Generate a 1000000x1 (one million by one) vector of random numbers from a Gaussian (normal) distribution with mean of 0 and standard deviation of 5. (generate_random_numbers)
Add 1 to every value in the previous list, by using a loop. To determine how many times to loop, use the size or shape functions. Time this operation and print the number in the code. Write that number down in answers.txt. (add_one_by_loop, measure_time_consumptions)
Now add 1 to every value in the original random vector, without using a loop. Time this operation, print the time and write it down. (add_one_without_loop, measure_time_consumptions)
Plot the exponential function 2**x, for non-negative even values of x smaller than 30, without using loops. Saving the figure into a file called exponential.png for submission. (plot_without_loop)
Create a script that prints all the values between 1 and 10, in random order, with pauses of 1 second between each two prints. (print_one_to_ten_in_random_order_with_pauses)
Generate two random matrices A and B, and compute their product by hand, using loops. It is guaranteed that the two matrices could be multiplied. Your code should generate the same results as Python's A@B operation or numpy's np.matmul(). (matrix_multiplication_by_loop)
Generate a matrix of shape [10, 10] containing numbers from 0 to 99 by manipulation of a given vector. Specifically, given a vector containing numbers ranging from 0 to 9, you need to perform some matrix manipulations on the vector (addition, transpose, broadcast, etc.), and generate a matrix containing 0 to 99. You should not initialze the desired matrix manually. (matrix_manipulation)
Write a function normalize_rows which uses a single command (one line and no loops) to make the sum in each row of the matrix 1. More specifically, row-wise normalization requires the following property to hold:
1. Sum of the entries in each row should be 1.
2. If the elements in a row were not identical before the normalization, they should remain different after your normalization; however, the relative order should be preserved.
Assume the input matrix to your function is (1) non-negative and (2) all rows contain at least 1 non-zero element. (normalize_rows)
Create a recursive function that returns the n-th number (n >= 1) in the Fibonacci sequence 1, 1, 2, 3, 5, 8, 13... Call it to demonstrate how it works. (recursive_fibonacci)
Implement a function that takes in a matrix M, removes duplicate rows from that input matrix and outputs the result as matrix N. You cannot call numpy's np.unique or Python's unique functions. (unique_rows)

Images:

Read pittsburgh.png into Python as a matrix, and write down its dimensions. (read_image)
Convert the image to grayscale. There are a few different libraries for handling images in Python (such as Scikit-Image, PIL, OpenCV, etc.). The input and output of your function should be np.ndarray, so please make sure you are dealing with the correct data type if you want to use an external library.

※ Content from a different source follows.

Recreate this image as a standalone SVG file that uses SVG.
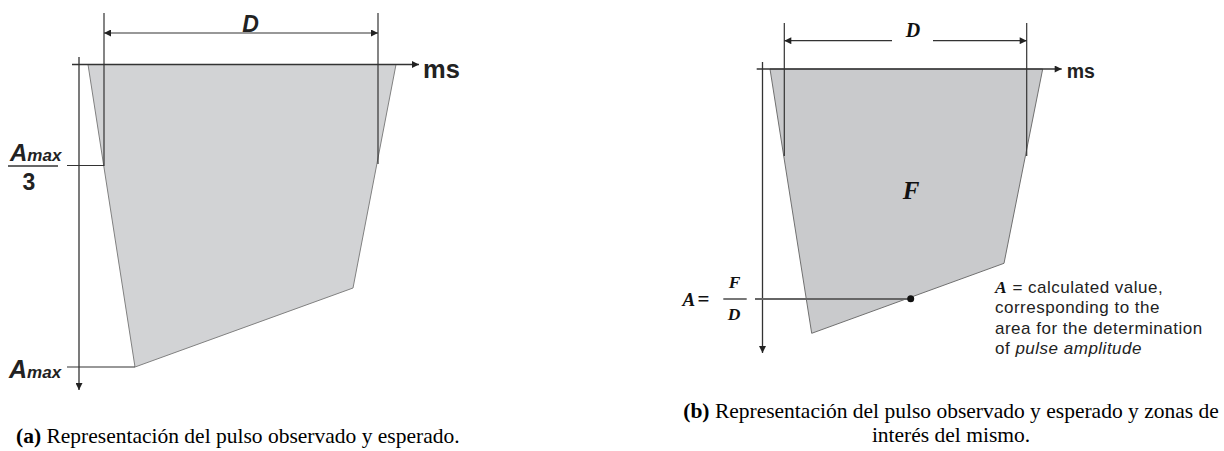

You are also welcome to implement this function by yourself (via matrix manipulation). (convert_image_into_grayscale)
Find the darkest pixel in the image, and write its value and [row, column] in your answer file. (find_darkest_pixel)
Place a 31x31 square (a square with side equal to 31 pixels) centered on the darkest pixel from the previous question. In other words, replace all pixels in that square with white pixels. (mask_image_around_darkest_pixel)
Display the modified image (which includes the original image with a white square over it), and save the new figure to a file masked_image.png. (save_image)
Using the original pittsburgh.png image, compute the scalar average pixel value along each channel (R, G, B) separately, then subtract the average value per channel. Display the resulting image and write it to a file mean_subtracted.png. (subtract_per_channel_mean)

Text:

Read in waugh.txt as a string. Measure and write down the number of characters in it. (read_and_count_text)
Convert all text to lowercase, remove punctuation, and extract all words. Place them in an array. (preprocess_text)
Compute the frequency of each word in the text. Report the frequencies of the top-5 most frequent words in your answers file, using the format word1: count1, word2:count2, ... (measure_word_frequency)
Use the Python built-in function shuffle to shuffle the letters in each word, then put the words back together in a single string, and save the string to a new text file waugh_shuffled.txt. (shuffle_texts_in_file)

Submission: Please include the following files in your submission zip:

A completed Python file hw1.py
An answers file (where answers are requested above) answers.txt
Image files masked_image.png, mean_subtracted.png and exponential.png
Text file waugh_shuffled.txt